For European organizations, the impact of CVE-2025-52496 is significant, especially for those relying on Mbed TLS in multithreaded applications that use AES encryption with AES-NI acceleration. Confidentiality is severely compromised since AES keys could be extracted, potentially exposing sensitive data such as personal information, financial records, or intellectual property. Integrity is also at risk due to the possibility of GCM forgery, which could allow attackers to tamper with encrypted communications or data without detection. This undermines trust in secure communications, digital signatures, and data protection mechanisms. The vulnerability does not affect availability directly but the loss of confidentiality and integrity can lead to regulatory non-compliance under GDPR and other European data protection laws, resulting in legal and financial penalties. Sectors such as finance, healthcare, telecommunications, and critical infrastructure, which often use Mbed TLS for embedded or IoT devices, are particularly vulnerable. The requirement for local access and high attack complexity somewhat limits remote exploitation, but insider threats or compromised local systems could still exploit this flaw. The multithreaded nature of the vulnerability means that high-performance or parallelized cryptographic operations are at risk, which are common in modern European enterprise environments.
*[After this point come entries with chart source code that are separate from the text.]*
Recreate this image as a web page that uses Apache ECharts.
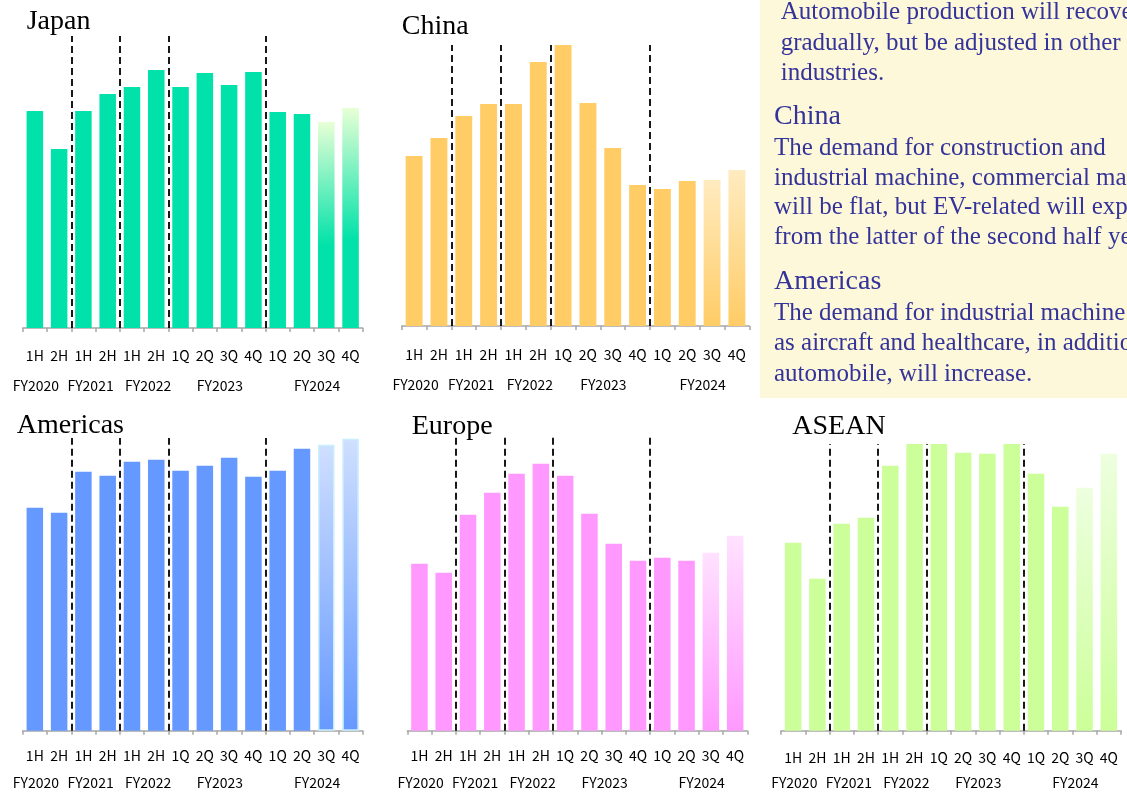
<!DOCTYPE html>
<html><head><meta charset="utf-8">
<script src="https://cdn.jsdelivr.net/npm/echarts@6/dist/echarts.min.js"></script>
<style>html,body{margin:0;padding:0;background:#fff}#c{width:1127px;height:793px}</style>
</head><body><div id="c"></div>
<script>
// ---- data ----
const periods = ['1H','2H','1H','2H','1H','2H','1Q','2Q','3Q','4Q','1Q','2Q','3Q','4Q'];
const fiscalYears = ['FY2020','FY2021','FY2022','FY2023','FY2024'];
const periodsPerYear = [2, 2, 2, 4, 4];
const forecastFrom = 12; // FY2024 3Q, 4Q are forecasts
const japan    = [217, 179, 217, 234, 241, 258, 241, 255, 243, 256, 216, 214, 206, 220];
const china    = [170, 188, 210, 222, 222, 264, 286, 223, 178, 141, 137, 145, 146, 156];
const americas = [223, 218, 259, 255, 269, 271, 260, 265, 273, 254, 260, 282, 286, 292];
const europe   = [167, 158, 216, 238, 257, 267, 255, 217, 187, 170, 173, 170, 178, 195];
const asean    = [188, 152, 207, 213, 265, 288, 287, 278, 277, 290, 257, 224, 243, 277];
const chartNames = ['Japan', 'China', 'Americas', 'Europe', 'ASEAN'];
const commentary = [
  { head: null, lines: ['Automobile production will recover', 'gradually, but be adjusted in other', 'industries.'] },
  { head: 'China', lines: ['The demand for construction and', 'industrial machine, commercial machine', 'will be flat, but EV-related will expand', 'from the latter of the second half year.'] },
  { head: 'Americas', lines: ['The demand for industrial machine such', 'as aircraft and healthcare, in addition to', 'automobile, will increase.'] }
];

// ---- layout / style ----
const panels = [
  { name: chartNames[0], data: japan,    color: '#00E2A9', light: '#E8FFD6', stop: 0.6, left: 22.7, width: 340,   top: 36,  height: 292,   lm: 21, fm: 50.5, tx: 26.7, ty: 8 },
  { name: chartNames[1], data: china,    color: '#FFCC66', light: '#FFEBC0', stop: 1.0, left: 401.7, width: 347.6, top: 45, height: 281,   lm: 21.5, fm: 51.5, tx: 401.7, ty: 12.5 },
  { name: chartNames[2], data: americas, color: '#6699FF', light: '#CFDFFF', stop: 1.0, left: 22.7, width: 340,   top: 438, height: 292.7, lm: 18, fm: 44.5, tx: 16.7, ty: 411.5, border: '#C8EEFF' },
  { name: chartNames[3], data: europe,   color: '#FF99FF', light: '#FFE2FF', stop: 1.0, left: 407.3, width: 340,  top: 436, height: 294.7, lm: 18, fm: 44.5, tx: 411.7, ty: 412.5 },
  { name: chartNames[4], data: asean,    color: '#CCFF99', light: '#EDFFDF', stop: 1.0, left: 781, width: 340,    top: 444, height: 286.7, lm: 19.5, fm: 44.5, tx: 792.3, ty: 412.5 }
];
const fyShift = [-11, -5, 4, 3, 3]; // horizontal nudge of fiscal-year labels (px)

const labelFont = '"Noto Sans CJK JP", "Noto Sans", sans-serif';
const serif = '"Liberation Serif", "Times New Roman", serif';

// separators & fiscal-year label centres from group sizes
const sepIdx = [];
const fyCenter = {};
let acc = 0;
periodsPerYear.forEach((n, i) => {
  fyCenter[acc + n / 2] = i;
  acc += n;
  if (i < periodsPerYear.length - 1) sepIdx.push(acc);
});
const fyRich = {};
fyShift.forEach((s, i) => {
  fyRich['s' + i] = { fontFamily: labelFont, fontSize: 14, color: '#000', lineHeight: 14,
    padding: s < 0 ? [0, -2 * s, 0, 0] : [0, 0, 0, 2 * s] };
});

const grid = [], xAxis = [], yAxis = [], series = [], graphic = [];
panels.forEach((p, k) => {
  grid.push({ left: p.left, top: p.top, width: p.width, height: p.height, containLabel: false, outerBoundsMode: 'none' });
  xAxis.push({
    type: 'category', gridIndex: k, data: periods, position: 'bottom',
    axisLine: { show: true, lineStyle: { color: '#A6A6A6', width: 1.5 } },
    axisTick: { show: true, length: 4, alignWithLabel: false, lineStyle: { color: '#A6A6A6', width: 1.5 } },
    axisLabel: { interval: 0, margin: p.lm, fontFamily: labelFont, fontSize: 14, color: '#000' },
    splitLine: { show: false }
  });
  xAxis.push({
    type: 'value', gridIndex: k, min: 0, max: periods.length, interval: 1, position: 'bottom',
    axisLine: { show: false }, axisTick: { show: false }, splitLine: { show: false },
    axisLabel: { margin: p.fm, fontFamily: labelFont, fontSize: 14, color: '#000', showMinLabel: true, showMaxLabel: true,
      rich: fyRich,
      formatter: (v) => (v in fyCenter) ? '{s' + fyCenter[v] + '|' + fiscalYears[fyCenter[v]] + '}' : '' }
  });
  yAxis.push({ type: 'value', gridIndex: k, min: 0, max: p.height, show: false, splitLine: { show: false } });
  series.push({
    type: 'bar', xAxisIndex: 2 * k, yAxisIndex: k, barWidth: '68%', silent: true,
    itemStyle: { color: p.color },
    data: p.data.map((v, i) => i >= forecastFrom ? {
      value: v,
      itemStyle: {
        color: { type: 'linear', x: 0, y: 0, x2: 0, y2: 1, colorStops: [
          { offset: 0, color: p.light }, { offset: p.stop, color: p.color }, { offset: 1, color: p.color }] },
        borderColor: p.border || 'transparent', borderWidth: p.border ? 1.5 : 0
      }
    } : v)
  });
  // fiscal-year separators on the hidden value axis
  series.push({
    type: 'line', xAxisIndex: 2 * k + 1, yAxisIndex: k, data: [], silent: true, z: 5,
    markLine: {
      silent: true, symbol: 'none', animation: false,
      label: { show: false },
      lineStyle: { type: [7, 4], color: '#000', width: 1.8 },
      data: sepIdx.map((s) => ({ xAxis: s }))
    }
  });
  graphic.push({ type: 'text', x: p.tx, y: p.ty, style: { text: p.name, font: '28px ' + serif, fill: '#000', align: 'left', verticalAlign: 'top' } });
});

// commentary box
graphic.push({ type: 'rect', x: 760, y: 0, shape: { width: 367, height: 398 }, style: { fill: '#FEF8DA' }, z: -1 });
const bodyFont = '25px ' + serif;
const headFont = '28px ' + serif;
const textColor = '#333399';
const blocks = [
  { x: 780.7, headY: null, bodyY: -2.5, lh: 30.5 },
  { x: 774, headY: 103, bodyY: 134, lh: 29.5 },
  { x: 774, headY: 267.5, bodyY: 298, lh: 30.5 }
];
commentary.forEach((c, i) => {
  const b = blocks[i];
  if (c.head) graphic.push({ type: 'text', x: b.x, y: b.headY, style: { text: c.head, font: headFont, fill: textColor, align: 'left', verticalAlign: 'top' } });
  graphic.push({ type: 'text', x: b.x, y: b.bodyY, style: { text: c.lines.join('\n'), font: bodyFont, lineHeight: b.lh, fill: textColor, align: 'left', verticalAlign: 'top' } });
});

const chart = echarts.init(document.getElementById('c'), null, { renderer: 'canvas' });
chart.setOption({ animation: false, backgroundColor: '#fff', grid, xAxis, yAxis, series, graphic });
</script></body></html>
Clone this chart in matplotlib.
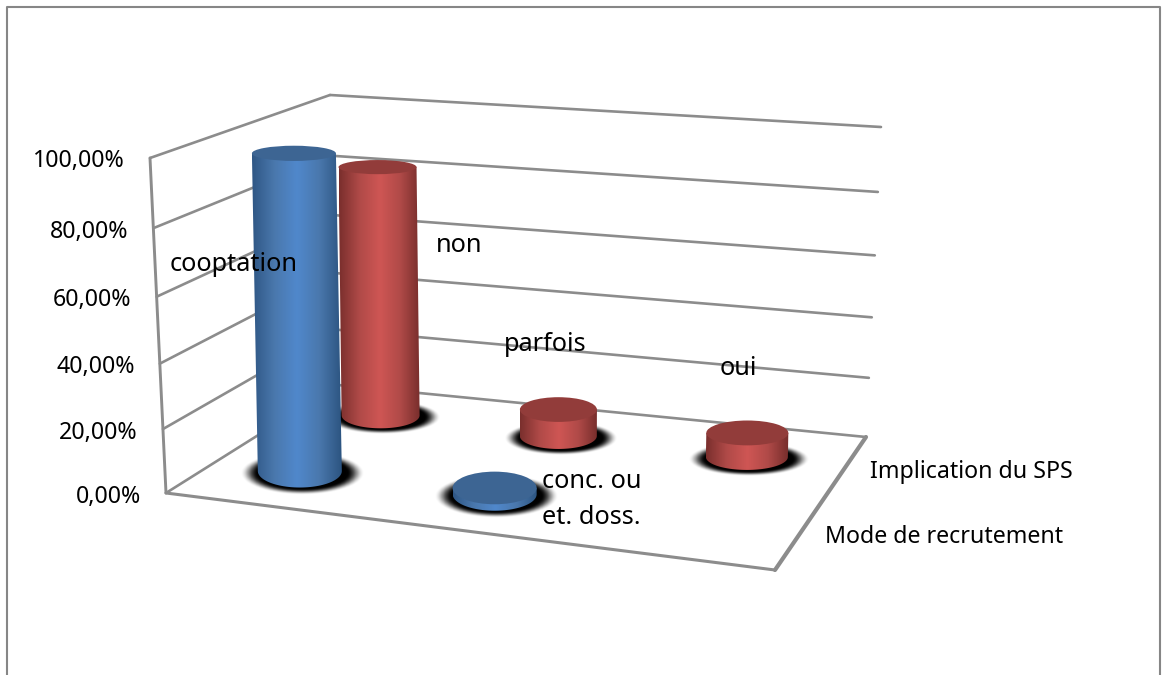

European organizations should immediately audit their use of Mbed TLS, especially in multithreaded applications utilizing AES-NI. They should upgrade to Mbed TLS version 3.6.4 or later as soon as it becomes available, as this version addresses the race condition and compiler optimization issues. Until patches are applied, organizations should consider disabling AES-NI acceleration if feasible, to avoid triggering the vulnerable code paths, though this may impact performance. Additionally, compile-time flags should be reviewed to disable aggressive compiler optimizations that might remove or reorder security-critical code. Implementing strict code review and testing procedures for cryptographic modules in multithreaded contexts can help detect similar issues. Monitoring local system access and restricting it to trusted users can reduce the risk of exploitation. Organizations should also enhance logging and anomaly detection for cryptographic operations to identify potential key extraction or forgery attempts. Finally, vendors and developers should be engaged to prioritize patch deployment and provide guidance on secure compilation and threading practices.